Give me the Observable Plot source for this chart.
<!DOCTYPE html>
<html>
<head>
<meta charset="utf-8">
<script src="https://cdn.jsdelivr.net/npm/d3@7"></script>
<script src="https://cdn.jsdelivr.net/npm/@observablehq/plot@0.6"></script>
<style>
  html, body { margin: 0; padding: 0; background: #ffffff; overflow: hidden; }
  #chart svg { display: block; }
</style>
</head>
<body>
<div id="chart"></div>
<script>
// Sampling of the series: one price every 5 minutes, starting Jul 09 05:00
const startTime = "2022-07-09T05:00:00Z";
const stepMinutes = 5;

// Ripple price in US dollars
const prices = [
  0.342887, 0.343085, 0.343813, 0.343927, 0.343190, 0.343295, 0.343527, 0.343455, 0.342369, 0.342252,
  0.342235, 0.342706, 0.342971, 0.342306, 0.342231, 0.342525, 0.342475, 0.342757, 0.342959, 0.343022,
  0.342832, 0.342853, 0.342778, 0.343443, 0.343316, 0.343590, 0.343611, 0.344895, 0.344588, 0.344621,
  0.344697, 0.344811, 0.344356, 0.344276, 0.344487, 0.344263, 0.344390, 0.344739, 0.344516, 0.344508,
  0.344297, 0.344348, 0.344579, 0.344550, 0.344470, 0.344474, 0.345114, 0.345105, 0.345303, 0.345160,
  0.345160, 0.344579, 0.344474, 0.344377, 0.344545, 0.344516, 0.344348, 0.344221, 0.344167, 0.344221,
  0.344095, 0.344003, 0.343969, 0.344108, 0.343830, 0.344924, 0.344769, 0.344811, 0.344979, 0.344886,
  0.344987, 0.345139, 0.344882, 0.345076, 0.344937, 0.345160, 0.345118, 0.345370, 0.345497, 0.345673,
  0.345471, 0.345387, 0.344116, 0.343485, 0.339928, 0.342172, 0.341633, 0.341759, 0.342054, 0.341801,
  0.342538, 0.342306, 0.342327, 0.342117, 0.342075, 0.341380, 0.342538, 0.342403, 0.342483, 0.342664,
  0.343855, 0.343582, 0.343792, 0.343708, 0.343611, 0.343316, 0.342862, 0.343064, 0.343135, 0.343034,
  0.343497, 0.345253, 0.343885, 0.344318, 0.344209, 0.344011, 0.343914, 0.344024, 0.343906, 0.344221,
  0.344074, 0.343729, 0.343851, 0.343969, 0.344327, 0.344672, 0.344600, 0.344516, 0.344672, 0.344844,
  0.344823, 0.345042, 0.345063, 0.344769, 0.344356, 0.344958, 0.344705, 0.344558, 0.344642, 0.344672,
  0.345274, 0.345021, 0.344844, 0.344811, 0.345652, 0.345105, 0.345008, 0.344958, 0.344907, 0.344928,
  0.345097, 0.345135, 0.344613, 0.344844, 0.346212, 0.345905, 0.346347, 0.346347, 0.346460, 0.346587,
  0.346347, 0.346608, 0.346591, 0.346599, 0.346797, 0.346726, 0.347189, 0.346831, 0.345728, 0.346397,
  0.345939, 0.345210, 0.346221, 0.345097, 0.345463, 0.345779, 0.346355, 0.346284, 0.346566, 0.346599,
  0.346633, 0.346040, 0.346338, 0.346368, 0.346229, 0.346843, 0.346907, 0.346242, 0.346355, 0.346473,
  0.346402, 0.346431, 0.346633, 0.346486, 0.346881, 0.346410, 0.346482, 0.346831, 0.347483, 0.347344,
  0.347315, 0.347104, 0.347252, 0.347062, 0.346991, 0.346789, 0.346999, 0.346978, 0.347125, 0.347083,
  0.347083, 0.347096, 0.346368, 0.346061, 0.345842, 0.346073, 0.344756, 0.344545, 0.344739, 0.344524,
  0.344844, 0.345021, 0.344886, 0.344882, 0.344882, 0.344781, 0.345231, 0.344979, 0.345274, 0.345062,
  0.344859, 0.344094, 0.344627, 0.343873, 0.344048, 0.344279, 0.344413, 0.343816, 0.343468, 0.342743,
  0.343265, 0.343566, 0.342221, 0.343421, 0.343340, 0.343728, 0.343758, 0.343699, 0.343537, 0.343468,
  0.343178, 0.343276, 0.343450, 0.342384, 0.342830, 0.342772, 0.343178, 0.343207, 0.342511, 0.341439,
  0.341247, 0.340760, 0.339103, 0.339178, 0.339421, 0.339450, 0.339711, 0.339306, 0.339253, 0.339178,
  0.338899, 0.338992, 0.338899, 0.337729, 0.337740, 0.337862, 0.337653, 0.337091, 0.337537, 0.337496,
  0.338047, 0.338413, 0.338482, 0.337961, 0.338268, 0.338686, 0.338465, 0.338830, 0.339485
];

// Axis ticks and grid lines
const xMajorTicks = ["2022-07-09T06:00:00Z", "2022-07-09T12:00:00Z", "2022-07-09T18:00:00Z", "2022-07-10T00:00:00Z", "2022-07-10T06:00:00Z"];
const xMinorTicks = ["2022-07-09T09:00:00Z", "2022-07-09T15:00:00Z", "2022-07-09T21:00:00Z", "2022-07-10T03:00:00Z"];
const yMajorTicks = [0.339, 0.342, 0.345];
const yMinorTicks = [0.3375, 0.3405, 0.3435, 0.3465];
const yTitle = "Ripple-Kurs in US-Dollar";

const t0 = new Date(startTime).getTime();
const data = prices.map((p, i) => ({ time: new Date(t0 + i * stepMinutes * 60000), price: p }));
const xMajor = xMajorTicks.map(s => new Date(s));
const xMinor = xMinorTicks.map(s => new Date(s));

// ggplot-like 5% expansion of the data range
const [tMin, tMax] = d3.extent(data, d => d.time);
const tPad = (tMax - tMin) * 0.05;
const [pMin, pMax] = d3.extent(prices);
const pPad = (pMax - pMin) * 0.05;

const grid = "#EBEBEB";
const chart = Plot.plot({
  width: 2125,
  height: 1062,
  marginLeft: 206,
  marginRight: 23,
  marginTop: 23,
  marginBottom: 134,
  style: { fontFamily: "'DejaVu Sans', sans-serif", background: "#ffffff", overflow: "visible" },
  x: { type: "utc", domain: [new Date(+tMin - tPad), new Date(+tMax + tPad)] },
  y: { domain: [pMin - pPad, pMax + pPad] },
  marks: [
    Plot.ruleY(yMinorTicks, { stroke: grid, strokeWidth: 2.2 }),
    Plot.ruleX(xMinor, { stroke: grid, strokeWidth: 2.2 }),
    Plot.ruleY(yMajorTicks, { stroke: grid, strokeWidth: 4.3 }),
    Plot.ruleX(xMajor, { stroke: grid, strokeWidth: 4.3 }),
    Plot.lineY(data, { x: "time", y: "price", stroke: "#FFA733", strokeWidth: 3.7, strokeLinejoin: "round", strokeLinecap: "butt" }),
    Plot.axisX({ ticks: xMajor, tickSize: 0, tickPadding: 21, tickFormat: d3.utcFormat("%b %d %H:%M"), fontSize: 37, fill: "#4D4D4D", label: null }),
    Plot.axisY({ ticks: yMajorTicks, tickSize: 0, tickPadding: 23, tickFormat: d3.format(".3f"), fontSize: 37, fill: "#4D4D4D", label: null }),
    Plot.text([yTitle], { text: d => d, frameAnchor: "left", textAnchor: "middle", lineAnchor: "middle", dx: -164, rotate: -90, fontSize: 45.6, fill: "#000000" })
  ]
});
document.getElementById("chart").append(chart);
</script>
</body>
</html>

==*==

Copy out each line above, character for character.

THE RESULT:
Give me the Observable Plot source for this chart.
<!DOCTYPE html>
<html>
<head>
<meta charset="utf-8">
<script src="https://cdn.jsdelivr.net/npm/d3@7"></script>
<script src="https://cdn.jsdelivr.net/npm/@observablehq/plot@0.6"></script>
<style>
  html, body { margin: 0; padding: 0; background: #ffffff; overflow: hidden; }
  #chart svg { display: block; }
</style>
</head>
<body>
<div id="chart"></div>
<script>
// Sampling of the series: one price every 5 minutes, starting Jul 09 05:00
const startTime = "2022-07-09T05:00:00Z";
const stepMinutes = 5;

// Ripple price in US dollars
const prices = [
  0.342887, 0.343085, 0.343813, 0.343927, 0.343190, 0.343295, 0.343527, 0.343455, 0.342369, 0.342252,
  0.342235, 0.342706, 0.342971, 0.342306, 0.342231, 0.342525, 0.342475, 0.342757, 0.342959, 0.343022,
  0.342832, 0.342853, 0.342778, 0.343443, 0.343316, 0.343590, 0.343611, 0.344895, 0.344588, 0.344621,
  0.344697, 0.344811, 0.344356, 0.344276, 0.344487, 0.344263, 0.344390, 0.344739, 0.344516, 0.344508,
  0.344297, 0.344348, 0.344579, 0.344550, 0.344470, 0.344474, 0.345114, 0.345105, 0.345303, 0.345160,
  0.345160, 0.344579, 0.344474, 0.344377, 0.344545, 0.344516, 0.344348, 0.344221, 0.344167, 0.344221,
  0.344095, 0.344003, 0.343969, 0.344108, 0.343830, 0.344924, 0.344769, 0.344811, 0.344979, 0.344886,
  0.344987, 0.345139, 0.344882, 0.345076, 0.344937, 0.345160, 0.345118, 0.345370, 0.345497, 0.345673,
  0.345471, 0.345387, 0.344116, 0.343485, 0.339928, 0.342172, 0.341633, 0.341759, 0.342054, 0.341801,
  0.342538, 0.342306, 0.342327, 0.342117, 0.342075, 0.341380, 0.342538, 0.342403, 0.342483, 0.342664,
  0.343855, 0.343582, 0.343792, 0.343708, 0.343611, 0.343316, 0.342862, 0.343064, 0.343135, 0.343034,
  0.343497, 0.345253, 0.343885, 0.344318, 0.344209, 0.344011, 0.343914, 0.344024, 0.343906, 0.344221,
  0.344074, 0.343729, 0.343851, 0.343969, 0.344327, 0.344672, 0.344600, 0.344516, 0.344672, 0.344844,
  0.344823, 0.345042, 0.345063, 0.344769, 0.344356, 0.344958, 0.344705, 0.344558, 0.344642, 0.344672,
  0.345274, 0.345021, 0.344844, 0.344811, 0.345652, 0.345105, 0.345008, 0.344958, 0.344907, 0.344928,
  0.345097, 0.345135, 0.344613, 0.344844, 0.346212, 0.345905, 0.346347, 0.346347, 0.346460, 0.346587,
  0.346347, 0.346608, 0.346591, 0.346599, 0.346797, 0.346726, 0.347189, 0.346831, 0.345728, 0.346397,
  0.345939, 0.345210, 0.346221, 0.345097, 0.345463, 0.345779, 0.346355, 0.346284, 0.346566, 0.346599,
  0.346633, 0.346040, 0.346338, 0.346368, 0.346229, 0.346843, 0.346907, 0.346242, 0.346355, 0.346473,
  0.346402, 0.346431, 0.346633, 0.346486, 0.346881, 0.346410, 0.346482, 0.346831, 0.347483, 0.347344,
  0.347315, 0.347104, 0.347252, 0.347062, 0.346991, 0.346789, 0.346999, 0.346978, 0.347125, 0.347083,
  0.347083, 0.347096, 0.346368, 0.346061, 0.345842, 0.346073, 0.344756, 0.344545, 0.344739, 0.344524,
  0.344844, 0.345021, 0.344886, 0.344882, 0.344882, 0.344781, 0.345231, 0.344979, 0.345274, 0.345062,
  0.344859, 0.344094, 0.344627, 0.343873, 0.344048, 0.344279, 0.344413, 0.343816, 0.343468, 0.342743,
  0.343265, 0.343566, 0.342221, 0.343421, 0.343340, 0.343728, 0.343758, 0.343699, 0.343537, 0.343468,
  0.343178, 0.343276, 0.343450, 0.342384, 0.342830, 0.342772, 0.343178, 0.343207, 0.342511, 0.341439,
  0.341247, 0.340760, 0.339103, 0.339178, 0.339421, 0.339450, 0.339711, 0.339306, 0.339253, 0.339178,
  0.338899, 0.338992, 0.338899, 0.337729, 0.337740, 0.337862, 0.337653, 0.337091, 0.337537, 0.337496,
  0.338047, 0.338413, 0.338482, 0.337961, 0.338268, 0.338686, 0.338465, 0.338830, 0.339485
];

// Axis ticks and grid lines
const xMajorTicks = ["2022-07-09T06:00:00Z", "2022-07-09T12:00:00Z", "2022-07-09T18:00:00Z", "2022-07-10T00:00:00Z", "2022-07-10T06:00:00Z"];
const xMinorTicks = ["2022-07-09T09:00:00Z", "2022-07-09T15:00:00Z", "2022-07-09T21:00:00Z", "2022-07-10T03:00:00Z"];
const yMajorTicks = [0.339, 0.342, 0.345];
const yMinorTicks = [0.3375, 0.3405, 0.3435, 0.3465];
const yTitle = "Ripple-Kurs in US-Dollar";

const t0 = new Date(startTime).getTime();
const data = prices.map((p, i) => ({ time: new Date(t0 + i * stepMinutes * 60000), price: p }));
const xMajor = xMajorTicks.map(s => new Date(s));
const xMinor = xMinorTicks.map(s => new Date(s));

// ggplot-like 5% expansion of the data range
const [tMin, tMax] = d3.extent(data, d => d.time);
const tPad = (tMax - tMin) * 0.05;
const [pMin, pMax] = d3.extent(prices);
const pPad = (pMax - pMin) * 0.05;

const grid = "#EBEBEB";
const chart = Plot.plot({
  width: 2125,
  height: 1062,
  marginLeft: 206,
  marginRight: 23,
  marginTop: 23,
  marginBottom: 134,
  style: { fontFamily: "'DejaVu Sans', sans-serif", background: "#ffffff", overflow: "visible" },
  x: { type: "utc", domain: [new Date(+tMin - tPad), new Date(+tMax + tPad)] },
  y: { domain: [pMin - pPad, pMax + pPad] },
  marks: [
    Plot.ruleY(yMinorTicks, { stroke: grid, strokeWidth: 2.2 }),
    Plot.ruleX(xMinor, { stroke: grid, strokeWidth: 2.2 }),
    Plot.ruleY(yMajorTicks, { stroke: grid, strokeWidth: 4.3 }),
    Plot.ruleX(xMajor, { stroke: grid, strokeWidth: 4.3 }),
    Plot.lineY(data, { x: "time", y: "price", stroke: "#FFA733", strokeWidth: 3.7, strokeLinejoin: "round", strokeLinecap: "butt" }),
    Plot.axisX({ ticks: xMajor, tickSize: 0, tickPadding: 21, tickFormat: d3.utcFormat("%b %d %H:%M"), fontSize: 37, fill: "#4D4D4D", label: null }),
    Plot.axisY({ ticks: yMajorTicks, tickSize: 0, tickPadding: 23, tickFormat: d3.format(".3f"), fontSize: 37, fill: "#4D4D4D", label: null }),
    Plot.text([yTitle], { text: d => d, frameAnchor: "left", textAnchor: "middle", lineAnchor: "middle", dx: -164, rotate: -90, fontSize: 45.6, fill: "#000000" })
  ]
});
document.getElementById("chart").append(chart);
</script>
</body>
</html>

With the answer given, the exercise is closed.